<<<<

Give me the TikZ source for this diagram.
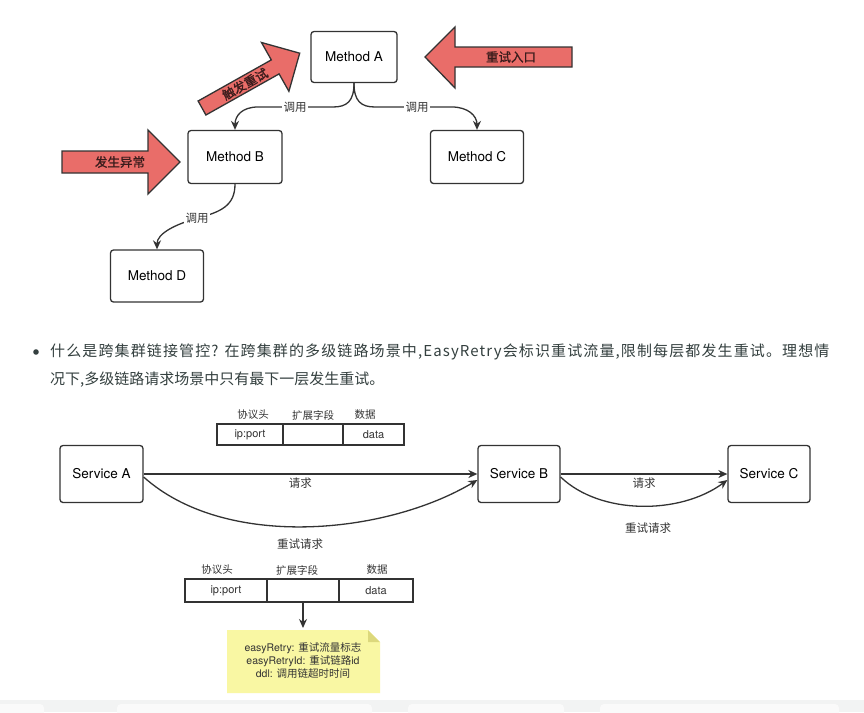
\documentclass[tikz,border=0pt]{standalone}
\usepackage{fontspec}
\setmainfont{TeX Gyre Heros}
\newfontfamily\cjk{Noto Sans CJK SC}
\newfontfamily\cjkb{Noto Sans CJK SC}[FakeBold=1.2]
\newfontfamily\cjksp{Noto Sans CJK SC}[LetterSpace=7.5]
\usetikzlibrary{arrows.meta}
\definecolor{linec}{HTML}{333333}
\definecolor{redf}{HTML}{E96D69}
\definecolor{redt}{HTML}{3A1C1C}
\definecolor{notey}{HTML}{F9F7A3}
\definecolor{notef}{HTML}{DCD87C}
\definecolor{bodyt}{HTML}{34403F}
\definecolor{bandc}{HTML}{F2F3F3}
\begin{document}
\begin{tikzpicture}[x=1pt,y=-1pt,
  mbox/.style={draw=linec, line width=1.3pt, rounded corners=3pt, fill=white, inner sep=0pt, font=\fontsize{13.5}{15}\selectfont},
  conn/.style={draw=linec, line width=1.3pt, -{Stealth[length=9pt,width=8pt]}},
  lab/.style={fill=white, inner sep=1.5pt, font=\cjk\fontsize{11.5}{13}\selectfont, text=linec},
  bigarrow/.style={draw=linec, line width=1.3pt, fill=redf, line join=miter},
  arrtxt/.style={font=\cjkb\fontsize{12.5}{14}\selectfont, text=redt, inner sep=0pt},
  cell/.style={draw=linec, line width=1.1pt, inner sep=0pt, font=\fontsize{11}{13}\selectfont, text=linec},
  hdr/.style={font=\cjk\fontsize{10.5}{12}\selectfont, text=linec},
  btxt/.style={font=\cjk\fontsize{15}{18}\selectfont, text=bodyt, anchor=west, inner sep=0pt},
  ntxt/.style={font=\fontsize{10.5}{13}\selectfont, text=linec, align=center}
]
\useasboundingbox (0,0) rectangle (864,712);
\fill[white] (0,0) rectangle (864,712);
% bottom faint band
\fill[bandc] (0,700) rectangle (864,712);
\fill[white!60!bandc, rounded corners=4pt] (-5,704) rectangle (44,716);
\fill[white!60!bandc, rounded corners=4pt] (117,704) rectangle (372,716);
\fill[white!60!bandc, rounded corners=4pt] (408,704) rectangle (564,716);
\fill[white!60!bandc, rounded corners=4pt] (600,704) rectangle (839,716);

% ---------- top diagram ----------
\node[mbox, minimum width=86pt, minimum height=51pt] (A) at (354,57) {Method A};
\node[mbox, minimum width=94pt, minimum height=53pt] (B) at (235,157) {Method B};
\node[mbox, minimum width=93pt, minimum height=53pt] (C) at (477,157) {Method C};
\node[mbox, minimum width=93pt, minimum height=52pt] (D) at (157,276) {Method D};

\coordinate (ab1) at (333,107);
\coordinate (ab2) at (258,107);
\coordinate (ac1) at (375,107);
\coordinate (ac2) at (452,107);
\draw[conn] (A.south) .. controls +(0,18) and +(14,0) .. (ab1) -- (ab2)
  .. controls +(-16,0) and +(0,-14) .. (B.north);
\node[lab] (l1) at (295,107) {调用};
\draw[conn] (A.south) .. controls +(0,18) and +(-14,0) .. (ac1) -- (ac2)
  .. controls +(16,0) and +(0,-14) .. (C.north);
\node[lab] (l2) at (417,107) {调用};
\coordinate (bd1) at (198,218);
\draw[conn] (B.south) .. controls +(0,22) and +(22,-6) .. (bd1)
  .. controls +(-22,6) and +(0,-16) .. (D.north);
\node[lab] (l3) at (197,218) {调用};

% red arrows
\draw[bigarrow] (572,47) -- (455,47) -- (455,27) -- (425,57) -- (455,88) -- (455,67) -- (572,67) -- cycle;
\node[arrtxt] (t1) at (511,57) {重试入口};
\draw[bigarrow] (62,151) -- (148,151) -- (148,130) -- (180,162) -- (148,194) -- (148,173) -- (62,173) -- cycle;
\node[arrtxt] (t2) at (120,162) {发生异常};
\draw[bigarrow] (198.1,101.0) -- (271.3,59.9) -- (261.5,42.5) -- (299.7,53.2) -- (288.9,91.3) -- (279.1,73.9) -- (205.9,115.0) -- cycle;
\node[arrtxt, rotate=29.3] (t3) at (245,84) {触发重试};

% ---------- bullet text ----------
\fill[bodyt] (36,352) circle (2.8pt);
\node[btxt, font=\cjksp\fontsize{15}{18}\selectfont] (p1) at (50,352) {什么是跨集群链接管控? 在跨集群的多级链路场景中,EasyRetry会标识重试流量,限制每层都发生重试。理想情};
\node[btxt] (p2) at (50,380) {况下,多级链路请求场景中只有最下一层发生重试。};

% ---------- bottom diagram ----------
\node[mbox, minimum width=83pt, minimum height=57pt] (SA) at (101.5,474) {Service A};
\node[mbox, minimum width=82pt, minimum height=57pt] (SB) at (519,474) {Service B};
\node[mbox, minimum width=82pt, minimum height=57pt] (SC) at (769,474) {Service C};

\draw[conn] (SA.east) -- node[pos=0.47, below=2pt, lab, fill=none] {请求} (SB.west);
\draw[conn] ([yshift=-3pt]SA.east) .. controls (225,550) and (385,535) .. ([yshift=-6pt]SB.west);
\node[lab, fill=none] (r1) at (300,544) {重试请求};
\draw[conn] (SB.east) -- node[pos=0.5, below=2pt, lab, fill=none] {请求} (SC.west);
\draw[conn] ([yshift=-3pt]SB.east) .. controls (600,515) and (680,515) .. ([yshift=-6pt]SC.west);
\node[lab, fill=none] (r2) at (648,528) {重试请求};

% upper packet
\node[cell, minimum width=66pt, minimum height=21pt] (u1) at (250,434.5) {ip:port};
\node[cell, minimum width=60pt, minimum height=21pt] (u2) at (313,434.5) {};
\node[cell, minimum width=61pt, minimum height=21pt] (u3) at (373.5,434.5) {data};
\node[hdr] (uh1) at (253,415) {协议头};
\node[hdr] (uh2) at (313,415) {扩展字段};
\node[hdr] (uh3) at (365,415) {数据};

% lower packet
\node[cell, minimum width=82pt, minimum height=23pt] (d1) at (226,590.5) {ip:port};
\node[cell, minimum width=72pt, minimum height=23pt] (d2) at (303,590.5) {};
\node[cell, minimum width=74pt, minimum height=23pt] (d3) at (376,590.5) {data};
\node[hdr] (dh1) at (217,570) {协议头};
\node[hdr] (dh2) at (297,570) {扩展字段};
\node[hdr] (dh3) at (377,570) {数据};

% note
\fill[notey] (227,630) -- (368,630) -- (380,642) -- (380,693) -- (227,693) -- cycle;
\fill[notef] (368,630) -- (368,642) -- (380,642) -- cycle;
\coordinate (notetop) at (303,628);
\node[ntxt] (n) at (303,661) {easyRetry: {\cjk 重试流量标志}\\easyRetryId: {\cjk 重试链路}id\\ddl: {\cjk 调用链超时时间}};
\draw[conn] (d2.south) -- (notetop);
\end{tikzpicture}
\end{document}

>>>>

Task prompt:
Make an exact copy of the whole listing, but don't bring over any pictures.

Finished task:
Give me the TikZ source for this diagram.
\documentclass[tikz,border=0pt]{standalone}
\usepackage{fontspec}
\setmainfont{TeX Gyre Heros}
\newfontfamily\cjk{Noto Sans CJK SC}
\newfontfamily\cjkb{Noto Sans CJK SC}[FakeBold=1.2]
\newfontfamily\cjksp{Noto Sans CJK SC}[LetterSpace=7.5]
\usetikzlibrary{arrows.meta}
\definecolor{linec}{HTML}{333333}
\definecolor{redf}{HTML}{E96D69}
\definecolor{redt}{HTML}{3A1C1C}
\definecolor{notey}{HTML}{F9F7A3}
\definecolor{notef}{HTML}{DCD87C}
\definecolor{bodyt}{HTML}{34403F}
\definecolor{bandc}{HTML}{F2F3F3}
\begin{document}
\begin{tikzpicture}[x=1pt,y=-1pt,
  mbox/.style={draw=linec, line width=1.3pt, rounded corners=3pt, fill=white, inner sep=0pt, font=\fontsize{13.5}{15}\selectfont},
  conn/.style={draw=linec, line width=1.3pt, -{Stealth[length=9pt,width=8pt]}},
  lab/.style={fill=white, inner sep=1.5pt, font=\cjk\fontsize{11.5}{13}\selectfont, text=linec},
  bigarrow/.style={draw=linec, line width=1.3pt, fill=redf, line join=miter},
  arrtxt/.style={font=\cjkb\fontsize{12.5}{14}\selectfont, text=redt, inner sep=0pt},
  cell/.style={draw=linec, line width=1.1pt, inner sep=0pt, font=\fontsize{11}{13}\selectfont, text=linec},
  hdr/.style={font=\cjk\fontsize{10.5}{12}\selectfont, text=linec},
  btxt/.style={font=\cjk\fontsize{15}{18}\selectfont, text=bodyt, anchor=west, inner sep=0pt},
  ntxt/.style={font=\fontsize{10.5}{13}\selectfont, text=linec, align=center}
]
\useasboundingbox (0,0) rectangle (864,712);
\fill[white] (0,0) rectangle (864,712);
% bottom faint band
\fill[bandc] (0,700) rectangle (864,712);
\fill[white!60!bandc, rounded corners=4pt] (-5,704) rectangle (44,716);
\fill[white!60!bandc, rounded corners=4pt] (117,704) rectangle (372,716);
\fill[white!60!bandc, rounded corners=4pt] (408,704) rectangle (564,716);
\fill[white!60!bandc, rounded corners=4pt] (600,704) rectangle (839,716);

% ---------- top diagram ----------
\node[mbox, minimum width=86pt, minimum height=51pt] (A) at (354,57) {Method A};
\node[mbox, minimum width=94pt, minimum height=53pt] (B) at (235,157) {Method B};
\node[mbox, minimum width=93pt, minimum height=53pt] (C) at (477,157) {Method C};
\node[mbox, minimum width=93pt, minimum height=52pt] (D) at (157,276) {Method D};

\coordinate (ab1) at (333,107);
\coordinate (ab2) at (258,107);
\coordinate (ac1) at (375,107);
\coordinate (ac2) at (452,107);
\draw[conn] (A.south) .. controls +(0,18) and +(14,0) .. (ab1) -- (ab2)
  .. controls +(-16,0) and +(0,-14) .. (B.north);
\node[lab] (l1) at (295,107) {调用};
\draw[conn] (A.south) .. controls +(0,18) and +(-14,0) .. (ac1) -- (ac2)
  .. controls +(16,0) and +(0,-14) .. (C.north);
\node[lab] (l2) at (417,107) {调用};
\coordinate (bd1) at (198,218);
\draw[conn] (B.south) .. controls +(0,22) and +(22,-6) .. (bd1)
  .. controls +(-22,6) and +(0,-16) .. (D.north);
\node[lab] (l3) at (197,218) {调用};

% red arrows
\draw[bigarrow] (572,47) -- (455,47) -- (455,27) -- (425,57) -- (455,88) -- (455,67) -- (572,67) -- cycle;
\node[arrtxt] (t1) at (511,57) {重试入口};
\draw[bigarrow] (62,151) -- (148,151) -- (148,130) -- (180,162) -- (148,194) -- (148,173) -- (62,173) -- cycle;
\node[arrtxt] (t2) at (120,162) {发生异常};
\draw[bigarrow] (198.1,101.0) -- (271.3,59.9) -- (261.5,42.5) -- (299.7,53.2) -- (288.9,91.3) -- (279.1,73.9) -- (205.9,115.0) -- cycle;
\node[arrtxt, rotate=29.3] (t3) at (245,84) {触发重试};

% ---------- bullet text ----------
\fill[bodyt] (36,352) circle (2.8pt);
\node[btxt, font=\cjksp\fontsize{15}{18}\selectfont] (p1) at (50,352) {什么是跨集群链接管控? 在跨集群的多级链路场景中,EasyRetry会标识重试流量,限制每层都发生重试。理想情};
\node[btxt] (p2) at (50,380) {况下,多级链路请求场景中只有最下一层发生重试。};

% ---------- bottom diagram ----------
\node[mbox, minimum width=83pt, minimum height=57pt] (SA) at (101.5,474) {Service A};
\node[mbox, minimum width=82pt, minimum height=57pt] (SB) at (519,474) {Service B};
\node[mbox, minimum width=82pt, minimum height=57pt] (SC) at (769,474) {Service C};

\draw[conn] (SA.east) -- node[pos=0.47, below=2pt, lab, fill=none] {请求} (SB.west);
\draw[conn] ([yshift=-3pt]SA.east) .. controls (225,550) and (385,535) .. ([yshift=-6pt]SB.west);
\node[lab, fill=none] (r1) at (300,544) {重试请求};
\draw[conn] (SB.east) -- node[pos=0.5, below=2pt, lab, fill=none] {请求} (SC.west);
\draw[conn] ([yshift=-3pt]SB.east) .. controls (600,515) and (680,515) .. ([yshift=-6pt]SC.west);
\node[lab, fill=none] (r2) at (648,528) {重试请求};

% upper packet
\node[cell, minimum width=66pt, minimum height=21pt] (u1) at (250,434.5) {ip:port};
\node[cell, minimum width=60pt, minimum height=21pt] (u2) at (313,434.5) {};
\node[cell, minimum width=61pt, minimum height=21pt] (u3) at (373.5,434.5) {data};
\node[hdr] (uh1) at (253,415) {协议头};
\node[hdr] (uh2) at (313,415) {扩展字段};
\node[hdr] (uh3) at (365,415) {数据};

% lower packet
\node[cell, minimum width=82pt, minimum height=23pt] (d1) at (226,590.5) {ip:port};
\node[cell, minimum width=72pt, minimum height=23pt] (d2) at (303,590.5) {};
\node[cell, minimum width=74pt, minimum height=23pt] (d3) at (376,590.5) {data};
\node[hdr] (dh1) at (217,570) {协议头};
\node[hdr] (dh2) at (297,570) {扩展字段};
\node[hdr] (dh3) at (377,570) {数据};

% note
\fill[notey] (227,630) -- (368,630) -- (380,642) -- (380,693) -- (227,693) -- cycle;
\fill[notef] (368,630) -- (368,642) -- (380,642) -- cycle;
\coordinate (notetop) at (303,628);
\node[ntxt] (n) at (303,661) {easyRetry: {\cjk 重试流量标志}\\easyRetryId: {\cjk 重试链路}id\\ddl: {\cjk 调用链超时时间}};
\draw[conn] (d2.south) -- (notetop);
\end{tikzpicture}
\end{document}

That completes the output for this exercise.